About 15 days into the meditation, I missed a day. I continued on, but toward the second half of it, I missed more and more days and felt increasingly bad about myself. I eventually stopped around day 37. I’m sure I subconsciously believed I didn’t deserve to finish after missing so many days.
A month or two later, I started the meditation again from the very beginning. Even despite my previous “failure,” I had a determined confidence. I still missed a day or two, but I never beat myself up for it — I just added a day to the end of the meditation and kept going until I finished 40 days.
Other people who did the same meditation talked about job offers and new opportunities that emerged during the timeframe. I didn’t get any of that. Where was my abundance? Why did it work for them, but not for me?
Then, I realized, for me, the abundance came in experiencing all the ways building self-trust opened up my life, and offered new clarity, purpose, and connection to self. It felt like the missing key: Without self-trust, I could not truly take care of myself.
THIS IS HARD, BUT WE CAN DO HARD THINGS.
I get waves of insomnia, which means mornings are often painful. Exhaustion chains me to the bed.
One morning last week, in a daze from not sleeping well, I stared at my phone: If I don’t get out of bed now, I’m going to be late for my Yoga class. Getting up felt truly impossible. My dog angelically snuggling up to me clearly could not be disturbed. Debating whether to skip the class, I closed my eyes and said to myself: Getting out of bed right now is going to be really hard. But you can do hard things, so you can do it.
I got out of bed and drove to class.
Many of us start The Artist’s Way this week. A huge part of why I’m doing it is to deepen my trust in myself.
Doing morning pages and artist’s dates for 12 weeks is going to be really hard. But that’s okay because we’re capable of doing hard things. If we do skip weeks, drop off, or disappoint ourselves, we must face that with compassion. Your inner critic only keeps you in a cycle of pain.
Again, from Psychology Today:
Because they [people who are self-trusting] can trust themselves to not be self-punitive when they make mistakes, they can look openly at their experience without fear of self-punishment.
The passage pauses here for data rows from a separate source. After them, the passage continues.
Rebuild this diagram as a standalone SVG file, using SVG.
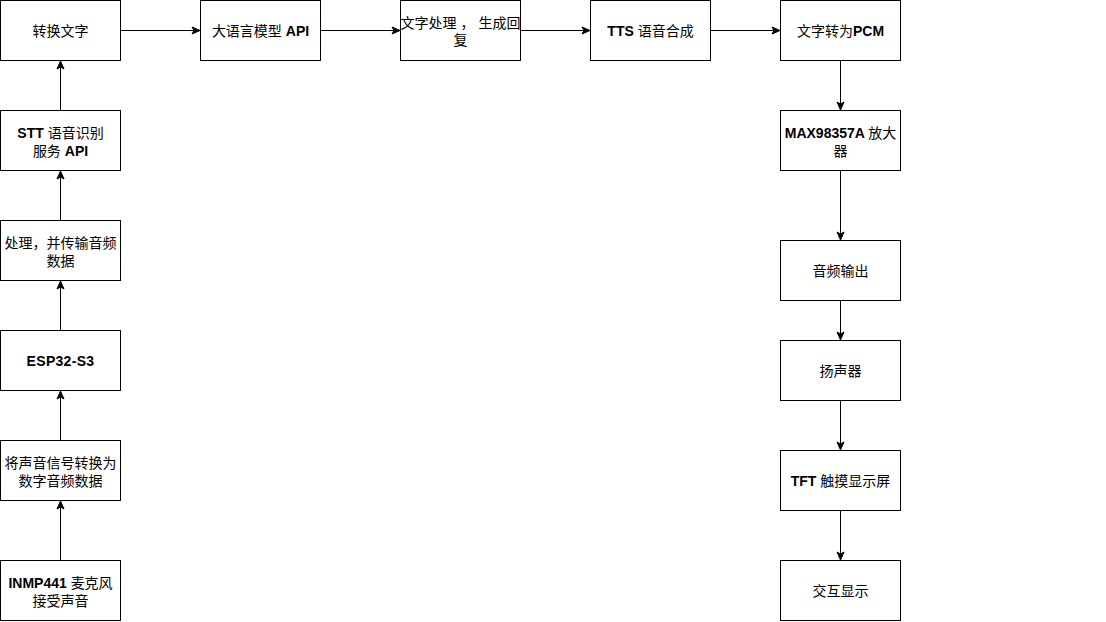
<svg xmlns="http://www.w3.org/2000/svg" width="1106" height="622" viewBox="0 0 1106 622">
<style>
rect.box{fill:#fff;stroke:#000;stroke-width:1}
text{font-family:"Liberation Sans","Noto Sans CJK SC",sans-serif;font-size:14px;fill:#000;text-anchor:middle}
.b{font-weight:bold}
.conn line{stroke:#000;stroke-width:1;marker-end:url(#arr)}
</style>
<defs>
<marker id="arr" markerUnits="userSpaceOnUse" markerWidth="10" markerHeight="10" viewBox="0 0 10 10" refX="9" refY="5" orient="auto">
<path d="M1,1.5 L9,5 L1,8.5 L3,5 Z" fill="#000" stroke="#000" stroke-width="1"/>
</marker>
</defs>
<rect width="1106" height="622" fill="#fff"/>
<g class="conn">
<line x1="60.5" y1="560" x2="60.5" y2="501"/>
<line x1="60.5" y1="440" x2="60.5" y2="391"/>
<line x1="60.5" y1="330" x2="60.5" y2="281"/>
<line x1="60.5" y1="220" x2="60.5" y2="171"/>
<line x1="60.5" y1="110" x2="60.5" y2="61"/>
<line x1="121" y1="30.5" x2="200" y2="30.5"/>
<line x1="321" y1="30.5" x2="400" y2="30.5"/>
<line x1="521" y1="30.5" x2="590" y2="30.5"/>
<line x1="711" y1="30.5" x2="780" y2="30.5"/>
<line x1="840.5" y1="61" x2="840.5" y2="110"/>
<line x1="840.5" y1="171" x2="840.5" y2="240"/>
<line x1="840.5" y1="301" x2="840.5" y2="340"/>
<line x1="840.5" y1="401" x2="840.5" y2="450"/>
<line x1="840.5" y1="511" x2="840.5" y2="560"/>
</g>
<g id="n-zhuanhuan"><rect class="box" x="0.5" y="0.5" width="120" height="60"/><text x="60.5" y="35.5">转换文字</text></g>
<g id="n-stt"><rect class="box" x="0.5" y="110.5" width="120" height="60"/><text x="60.5" y="137.5"><tspan class="b">STT </tspan>语音识别</text><text x="60.5" y="155.5">服务 <tspan class="b">API</tspan></text></g>
<g id="n-chuli"><rect class="box" x="0.5" y="220.5" width="120" height="60"/><text x="60.5" y="247.5">处理，并传输音频</text><text x="60.5" y="265.5">数据</text></g>
<g id="n-esp"><rect class="box" x="0.5" y="330.5" width="120" height="60"/><text class="b" x="60.5" y="365.5" letter-spacing="0.3">ESP32-S3</text></g>
<g id="n-adc"><rect class="box" x="0.5" y="440.5" width="120" height="60"/><text x="60.5" y="467.5">将声音信号转换为</text><text x="60.5" y="485.5">数字音频数据</text></g>
<g id="n-inmp"><rect class="box" x="0.5" y="560.5" width="120" height="60"/><text x="60.5" y="587.5"><tspan class="b">INMP441 </tspan>麦克风</text><text x="60.5" y="605.5">接受声音</text></g>
<g id="n-llm"><rect class="box" x="200.5" y="0.5" width="120" height="60"/><text x="260.5" y="35.5">大语言模型 <tspan class="b">API</tspan></text></g>
<g id="n-reply"><rect class="box" x="400.5" y="0.5" width="120" height="60"/><text x="460.5" y="27.5">文字处理 ， 生成回</text><text x="460.5" y="44.5">复</text></g>
<g id="n-tts"><rect class="box" x="590.5" y="0.5" width="120" height="60"/><text x="650.5" y="35.5"><tspan class="b">TTS </tspan>语音合成</text></g>
<g id="n-pcm"><rect class="box" x="780.5" y="0.5" width="120" height="60"/><text x="840.5" y="35.5">文字转为<tspan class="b">PCM</tspan></text></g>
<g id="n-max"><rect class="box" x="780.5" y="110.5" width="120" height="60"/><text x="840.5" y="137.5"><tspan class="b">MAX98357A </tspan>放大</text><text x="840.5" y="155.5">器</text></g>
<g id="n-audio"><rect class="box" x="780.5" y="240.5" width="120" height="60"/><text x="840.5" y="275.5">音频输出</text></g>
<g id="n-speaker"><rect class="box" x="780.5" y="340.5" width="120" height="60"/><text x="840.5" y="375.5">扬声器</text></g>
<g id="n-tft"><rect class="box" x="780.5" y="450.5" width="120" height="60"/><text x="840.5" y="485.5"><tspan class="b">TFT </tspan>触摸显示屏</text></g>
<g id="n-interact"><rect class="box" x="780.5" y="560.5" width="120" height="60"/><text x="840.5" y="595.5">交互显示</text></g>
</svg>
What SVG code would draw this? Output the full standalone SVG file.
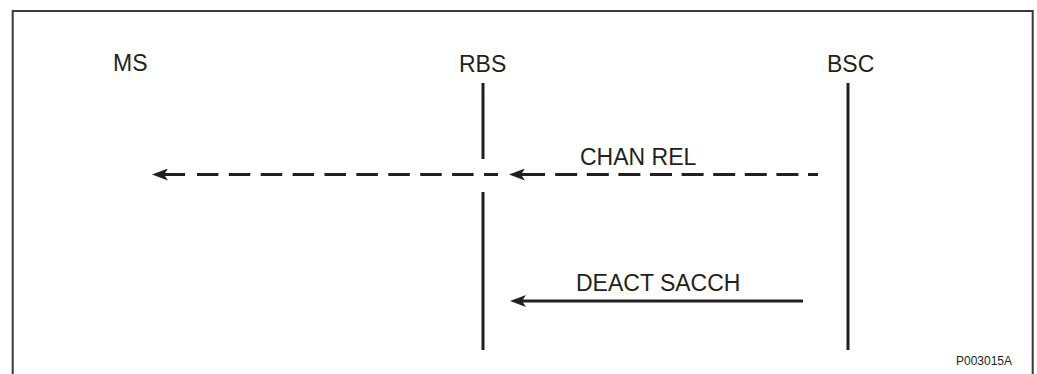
<svg xmlns="http://www.w3.org/2000/svg" width="1037" height="374" viewBox="0 0 1037 374">
<style>
.lbl{font-family:"Liberation Sans",Arial,sans-serif;font-size:23px;fill:#231f20}
.small{font-family:"Liberation Sans",Arial,sans-serif;font-size:12px;fill:#231f20}
.life{stroke:#231f20;stroke-width:3;fill:none}
.msg{stroke:#231f20;stroke-width:3;fill:none}
.frame{stroke:#3a3a3a;stroke-width:2;fill:none}
</style>
<defs>
<marker id="ah" viewBox="0 -6 16 12" refX="4" refY="0" markerWidth="16" markerHeight="12" markerUnits="userSpaceOnUse" orient="auto">
<path d="M0,-6 L16,0 L0,6 L4,0 Z" fill="#231f20"/>
</marker>
</defs>
<path class="frame" d="M12.7,374 V11 H1032.7 V374"/>
<g id="MS"><text class="lbl" x="113" y="71">MS</text></g>
<g id="RBS"><text class="lbl" x="459" y="72">RBS</text>
<path class="life" d="M483,83 V159 M483,192 V350"/></g>
<g id="BSC"><text class="lbl" x="827" y="72">BSC</text>
<path class="life" d="M848,83 V350"/></g>
<g id="connectors">
<path class="msg" d="M818,174.5 H555" stroke-dasharray="22 9.6" stroke-dashoffset="12"/>
<path class="msg" d="M545,174.5 H521" marker-end="url(#ah)"/>
<path class="msg" d="M498,174.5 H197" stroke-dasharray="21.5 10.4" stroke-dashoffset="7.5"/>
<path class="msg" d="M185,174.5 H164" marker-end="url(#ah)"/>
<text class="lbl" x="580" y="165">CHAN REL</text>
<path class="msg" d="M803,301 H522" marker-end="url(#ah)"/>
<text class="lbl" x="576" y="291">DEACT SACCH</text>
</g>
<text class="small" x="956" y="365">P003015A</text>
</svg>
If my agenda is to protect myself from external or internal recrimination, I am not going to be able to examine my experience because my primary intention is not to learn but to protect myself.
As I began The Artist’s Way this weekend, I came across the contract you are supposed to make with yourself before you start. I am certain last time I attempted the workbook, I did not actually sign this. I probably read it, thought okay sure, and then kept reading.
This time, I copied it into my journal, printed it out from this PDF, signed it, and hung it up next to my desk.
Take the agreements you make with yourself seriously. Recognize that building self-trust with yourself is transformative. Refuse to live in fear of self-punishment by treating yourself with compassion when you fall short. Would you forgive a friend for skipping a day of her morning pages? Of course, you would. You’d probably say something to her like: It’s a process, and you’re doing your best, which is good enough. So try saying it to yourself, too.
Who you are is not your fault, but it is your responsibility.